START SUPPLIED MATERIAL

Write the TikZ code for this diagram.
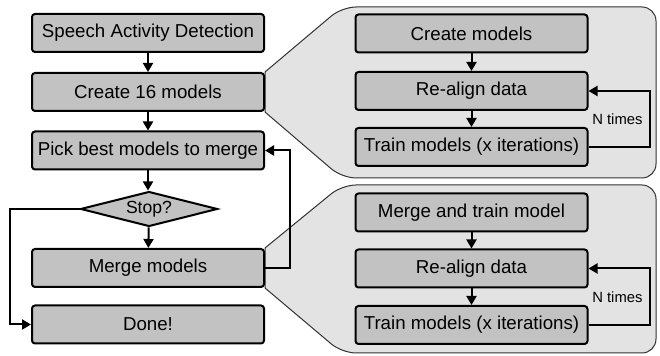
\documentclass[tikz,border=0pt]{standalone}
\usepackage{fontspec}
\setmainfont{Liberation Sans}
\usetikzlibrary{arrows.meta,shapes.geometric,positioning,backgrounds}
\definecolor{boxgray}{gray}{0.76}
\definecolor{panelgray}{gray}{0.89}

\begin{document}
\begin{tikzpicture}[x=0.5pt,y=-0.5pt,
  box/.style = {draw, line width=1pt, rounded corners=1.5pt, fill=boxgray,
    minimum width=116pt, minimum height=19pt, inner sep=0pt,
    font=\fontsize{9.35}{11}\selectfont},
  stopbox/.style = {diamond, draw, line width=1pt, fill=boxgray, aspect=4,
    minimum width=68.5pt, minimum height=17.5pt, inner sep=0pt,
    font=\fontsize{8.8}{10}\selectfont},
  panel/.style = {draw=black!80, line width=0.5pt, fill=panelgray},
  flow/.style = {line width=1pt, -{Triangle[length=4.5pt,width=5pt]}},
  loopnote/.style = {font=\fontsize{7.4}{9}\selectfont, left, inner sep=3pt}]
\useasboundingbox (0,0) rectangle (660,356);

% main flow
\node[box] (sad) at (148,33) {Speech Activity Detection};
\node[box] (c16) at (148,92) {Create 16 models};
\node[box] (pick) at (148,150.5) {Pick best models to merge};
\node[stopbox] (stop) at (149,209) {Stop?};
\node[box] (merge) at (148,268) {Merge models};
\node[box] (done) at (148,324.5) {Done!};

% detail of creating the models
\node[box] (cm) at (471.5,33.5) {Create models};
\node[box] (ra1) at (471.5,91) {Re-align data};
\node[box] (tm1) at (471.5,147) {Train models (x iterations)};

% detail of merging the models
\node[box] (mt) at (471.5,212.5) {Merge and train model};
\node[box] (ra2) at (471.5,268.5) {Re-align data};
\node[box] (tm2) at (471.5,325) {Train models (x iterations)};

\begin{scope}[on background layer]
\draw[panel] (c16.north east) [rounded corners=7pt] -- (342,7) -- (656,7) -- (656,178) -- (342,178) [sharp corners] -- (c16.south east) -- cycle;
\draw[panel] (merge.north east) [rounded corners=7pt] -- (342,185) -- (656,185) -- (656,353) -- (342,353) [sharp corners] -- (merge.south east) -- cycle;
\end{scope}

\draw[flow] (sad) -- (c16);
\draw[flow] (c16) -- (pick);
\draw[flow] (pick) -- (pick |- stop.north);
\draw[flow] (stop) -- (merge);
\draw[flow] (merge.east) -- ++(25,0) |- (pick.east);
\draw[flow] (stop.west) -- ++(-70,0) |- (done.west);

\draw[flow] (cm) -- (ra1);
\draw[flow] (ra1) -- (tm1);
\draw[flow] (tm1.east) -- ++(61,0) |- node[pos=0.25, loopnote] {N times} (ra1.east);

\draw[flow] (mt) -- (ra2);
\draw[flow] (ra2) -- (tm2);
\draw[flow] (tm2.east) -- ++(61,0) |- node[pos=0.25, loopnote] {N times} (ra2.east);
\end{tikzpicture}
\end{document}
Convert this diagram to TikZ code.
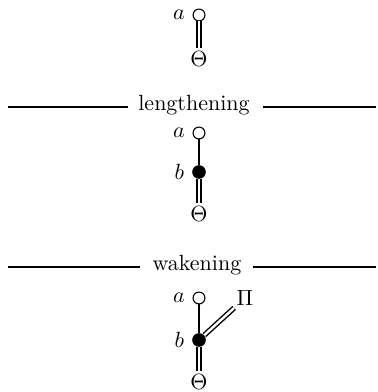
\documentclass[tikz,border=0pt]{standalone}
\usepackage{amssymb,amsmath}
\usetikzlibrary{positioning}

\begin{document}
\begin{tikzpicture}[x=0.4545pt,y=-0.4545pt,
  hollow/.style={circle,draw,line width=0.5pt,inner sep=0pt,minimum size=5.4pt,label distance=-1.2pt},
  filled/.style={circle,fill,inner sep=0pt,minimum size=6.2pt,label distance=-1.2pt},
  bottom/.style={inner sep=1.2pt},
  dbl/.style={draw,line width=0.65pt,double,double distance=1.1pt},
  sgl/.style={draw,line width=0.7pt},
  rule/.style={line width=0.9pt}]
  \useasboundingbox (0,0) rectangle (377,392);

  % premise
  \node[hollow,label=left:$a$] (a1) at (199,15) {};
  \node[bottom] (t1) at (199,59) {$\Theta$};
  \path (a1) edge[dbl] (t1);

  % first rule
  \node[anchor=base] (len) at (194,110) {lengthening};
  \coordinate (l1a) at (8,107);
  \coordinate (l1b) at (128,107);
  \coordinate (l1c) at (263,107);
  \coordinate (l1d) at (376,107);
  \draw[rule] (l1a) -- (l1b) (l1c) -- (l1d);

  % after lengthening
  \node[hollow,label=left:$a$] (a2) at (199,133) {};
  \node[filled,label=left:$b$] (b2) at (199,172) {};
  \node[bottom] (t2) at (199,214) {$\Theta$};
  \path (a2) edge[sgl] (b2)
        (b2) edge[dbl] (t2);

  % second rule
  \node[anchor=base] (wak) at (197,270) {wakening};
  \coordinate (l2a) at (8,267);
  \coordinate (l2b) at (140,267);
  \coordinate (l2c) at (253,267);
  \coordinate (l2d) at (376,267);
  \draw[rule] (l2a) -- (l2b) (l2c) -- (l2d);

  % after wakening
  \node[hollow,label=left:$a$] (a3) at (199,298) {};
  \node[filled,label=left:$b$] (b3) at (199,340) {};
  \node[bottom] (t3) at (199,382) {$\Theta$};
  \node[inner sep=1pt] (pi) at (245,298) {$\Pi$};
  \path (a3) edge[sgl] (b3)
        (b3) edge[dbl] (t3)
        (b3) edge[dbl] (pi);
\end{tikzpicture}
\end{document}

END SUPPLIED MATERIAL

◆ **DESCRIPTION OF THE TASK**:
Quote every record above exactly, leaving out any pictures.

◆ **TASK RESULT**:
Write the TikZ code for this diagram.
\documentclass[tikz,border=0pt]{standalone}
\usepackage{fontspec}
\setmainfont{Liberation Sans}
\usetikzlibrary{arrows.meta,shapes.geometric,positioning,backgrounds}
\definecolor{boxgray}{gray}{0.76}
\definecolor{panelgray}{gray}{0.89}

\begin{document}
\begin{tikzpicture}[x=0.5pt,y=-0.5pt,
  box/.style = {draw, line width=1pt, rounded corners=1.5pt, fill=boxgray,
    minimum width=116pt, minimum height=19pt, inner sep=0pt,
    font=\fontsize{9.35}{11}\selectfont},
  stopbox/.style = {diamond, draw, line width=1pt, fill=boxgray, aspect=4,
    minimum width=68.5pt, minimum height=17.5pt, inner sep=0pt,
    font=\fontsize{8.8}{10}\selectfont},
  panel/.style = {draw=black!80, line width=0.5pt, fill=panelgray},
  flow/.style = {line width=1pt, -{Triangle[length=4.5pt,width=5pt]}},
  loopnote/.style = {font=\fontsize{7.4}{9}\selectfont, left, inner sep=3pt}]
\useasboundingbox (0,0) rectangle (660,356);

% main flow
\node[box] (sad) at (148,33) {Speech Activity Detection};
\node[box] (c16) at (148,92) {Create 16 models};
\node[box] (pick) at (148,150.5) {Pick best models to merge};
\node[stopbox] (stop) at (149,209) {Stop?};
\node[box] (merge) at (148,268) {Merge models};
\node[box] (done) at (148,324.5) {Done!};

% detail of creating the models
\node[box] (cm) at (471.5,33.5) {Create models};
\node[box] (ra1) at (471.5,91) {Re-align data};
\node[box] (tm1) at (471.5,147) {Train models (x iterations)};

% detail of merging the models
\node[box] (mt) at (471.5,212.5) {Merge and train model};
\node[box] (ra2) at (471.5,268.5) {Re-align data};
\node[box] (tm2) at (471.5,325) {Train models (x iterations)};

\begin{scope}[on background layer]
\draw[panel] (c16.north east) [rounded corners=7pt] -- (342,7) -- (656,7) -- (656,178) -- (342,178) [sharp corners] -- (c16.south east) -- cycle;
\draw[panel] (merge.north east) [rounded corners=7pt] -- (342,185) -- (656,185) -- (656,353) -- (342,353) [sharp corners] -- (merge.south east) -- cycle;
\end{scope}

\draw[flow] (sad) -- (c16);
\draw[flow] (c16) -- (pick);
\draw[flow] (pick) -- (pick |- stop.north);
\draw[flow] (stop) -- (merge);
\draw[flow] (merge.east) -- ++(25,0) |- (pick.east);
\draw[flow] (stop.west) -- ++(-70,0) |- (done.west);

\draw[flow] (cm) -- (ra1);
\draw[flow] (ra1) -- (tm1);
\draw[flow] (tm1.east) -- ++(61,0) |- node[pos=0.25, loopnote] {N times} (ra1.east);

\draw[flow] (mt) -- (ra2);
\draw[flow] (ra2) -- (tm2);
\draw[flow] (tm2.east) -- ++(61,0) |- node[pos=0.25, loopnote] {N times} (ra2.east);
\end{tikzpicture}
\end{document}
Convert this diagram to TikZ code.
\documentclass[tikz,border=0pt]{standalone}
\usepackage{amssymb,amsmath}
\usetikzlibrary{positioning}

\begin{document}
\begin{tikzpicture}[x=0.4545pt,y=-0.4545pt,
  hollow/.style={circle,draw,line width=0.5pt,inner sep=0pt,minimum size=5.4pt,label distance=-1.2pt},
  filled/.style={circle,fill,inner sep=0pt,minimum size=6.2pt,label distance=-1.2pt},
  bottom/.style={inner sep=1.2pt},
  dbl/.style={draw,line width=0.65pt,double,double distance=1.1pt},
  sgl/.style={draw,line width=0.7pt},
  rule/.style={line width=0.9pt}]
  \useasboundingbox (0,0) rectangle (377,392);

  % premise
  \node[hollow,label=left:$a$] (a1) at (199,15) {};
  \node[bottom] (t1) at (199,59) {$\Theta$};
  \path (a1) edge[dbl] (t1);

  % first rule
  \node[anchor=base] (len) at (194,110) {lengthening};
  \coordinate (l1a) at (8,107);
  \coordinate (l1b) at (128,107);
  \coordinate (l1c) at (263,107);
  \coordinate (l1d) at (376,107);
  \draw[rule] (l1a) -- (l1b) (l1c) -- (l1d);

  % after lengthening
  \node[hollow,label=left:$a$] (a2) at (199,133) {};
  \node[filled,label=left:$b$] (b2) at (199,172) {};
  \node[bottom] (t2) at (199,214) {$\Theta$};
  \path (a2) edge[sgl] (b2)
        (b2) edge[dbl] (t2);

  % second rule
  \node[anchor=base] (wak) at (197,270) {wakening};
  \coordinate (l2a) at (8,267);
  \coordinate (l2b) at (140,267);
  \coordinate (l2c) at (253,267);
  \coordinate (l2d) at (376,267);
  \draw[rule] (l2a) -- (l2b) (l2c) -- (l2d);

  % after wakening
  \node[hollow,label=left:$a$] (a3) at (199,298) {};
  \node[filled,label=left:$b$] (b3) at (199,340) {};
  \node[bottom] (t3) at (199,382) {$\Theta$};
  \node[inner sep=1pt] (pi) at (245,298) {$\Pi$};
  \path (a3) edge[sgl] (b3)
        (b3) edge[dbl] (t3)
        (b3) edge[dbl] (pi);
\end{tikzpicture}
\end{document}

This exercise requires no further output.